計算トレーニングは、毎日コツコツと続けることが大切です。計算のスピードと正確さが上がれば、応用問題に取り組む余裕も生まれます。塾の宿題や市販の計算ドリルを活用し、計算ミスをなくすことを目指しましょう。
図で書く
算数が苦手な子の多くは、頭の中だけで考えようとするため、途中で混乱してしまいます。
- 必ずノートに図を書く練習をさせる
- 立体図形の問題では、実際に図形を描いて考えさせる
- 線分図や面積図を使うことで、問題の構造を理解しやすくする

中学受験の算数では、問題を解く際に図を書くことが重要です。特に、図形の問題や速さの問題では、頭の中だけで考えず、紙に図を書いて整理することで理解が深まります。面倒くさがらずに図を書く習慣をつけることが、算数の成績向上につながります。
基本問題の繰り返し演習と解きなおし
算数は「やりっぱなし」にすると、定着しません。
- 一度解いた問題を、数日後にもう一度解き直す
- 間違えた問題は「なぜ間違えたのか」を親子で話し合う
- 解説を読んで理解できたら、類題を解いて知識を定着させる

基本的な問題をしっかりと解けるようにすることが、成績向上の近道です。いきなり難問に挑戦するのではなく、まずは基礎問題をしっかりと理解し、その後に応用問題に取り組むようにしましょう。基本レベルの問題を繰り返し解いて定着をはかります。
苦手単元を重点的に対策する
算数が苦手な子は、特定の単元だけ極端に苦手なことが多いです。
- どの単元が苦手かをリストアップする
- 苦手単元を優先的に学習するスケジュールを組む
- 個別指導塾や家庭教師を活用して、苦手単元を集中的に学ぶ
学習計画を立てる
算数は範囲が広く、計画的に勉強しないと間に合いません。
- 毎日の学習時間を決め、スケジュールに組み込む
- 週ごとに学習目標を設定し、達成度をチェックする
- 直前期には、過去問を解く時間をしっかり確保する
算数を得意にする塾の活用方法
塾の宿題を完璧に!
SAPIXや四谷大塚、早稲田アカデミーなどの集団塾では、宿題の量が多く設定されています。塾の宿題をしっかりこなすだけでも、算数の基礎は固められます。
- 宿題を後回しにしない
- 解き方が分からない問題は、そのままにせず、親や先生に質問する
まずは塾の宿題にしっかり取り組むことを目指しましょう。
難関校を目指す塾のカリキュラムは、習得すべき項目が網羅されています。
毎日宿題にしっかり取り組むとこが大切です。
個別指導や家庭教師の利用
塾の授業についていけない場合、個別指導や家庭教師を併用するのも効果的です。
- 苦手単元を重点的に教えてもらう
- ついていけなくなった範囲を復習する
- 1対1の指導で理解を深める
サピックスや早稲田アカデミーのカリキュラムは、難関校を目指す層がターゲットとされています。
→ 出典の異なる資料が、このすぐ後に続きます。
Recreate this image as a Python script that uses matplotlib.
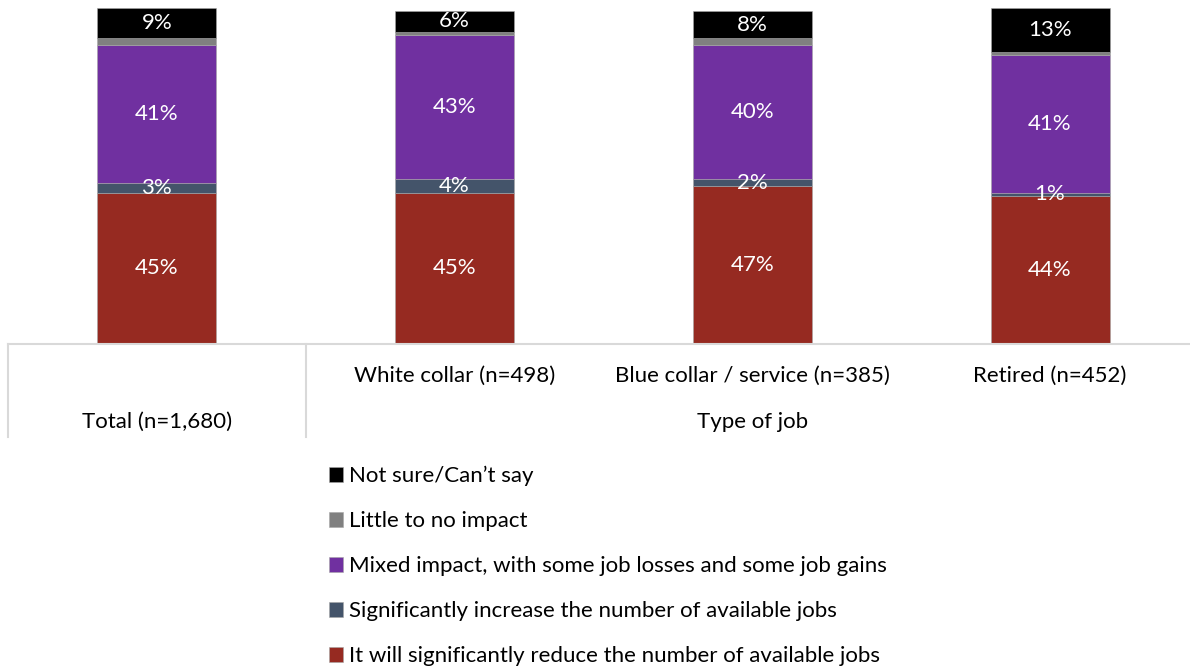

そのため、塾の毎週の授業についていけないという場合は、場合によっては個別指導塾や家庭教師の利用を検討したほうが良いかもしれません。
理解できていない単元などの復習をしっかり補って、子供の理解力などをしっかりと踏まえ、適切なペースで勉強を進めることができるようにサポートしてあげてください。
一歩一歩学習を進めることで、目標校に向けての学力が身についていきます。
分からない問題や苦手な単元などの補足にも、個別指導や家庭教師を併用し、集団指導塾の毎週の勉強をサポートしてもらうことも有効です。
まとめ
算数は中学受験で最も差がつく科目です。しかし、適切な学習方法を取り入れれば、苦手な子でも十分に得点力を伸ばすことが可能です。。基礎を固め、応用問題にも対応できるようにするためには、日々の学習の積み重ねが必要です。今回紹介した勉強法を活用し、効率よく成績を伸ばしていきましょう。算数を得意科目にすることで、志望校合格の可能性を高めることができます。
✅ 算数克服のポイント
- 計算力を鍛える → 毎日のトレーニングが大切
- 図を描く習慣をつける → 問題を視覚化する
- 解き直しを徹底する → 知識を定着させる
- 苦手単元を明確にする → 優先的に対策する
- 塾や家庭教師を上手に活用する → 適切な指導を受ける
お子さんが算数に自信を持てるよう、親としてできるサポートを実践しながら、合格を目指しましょう!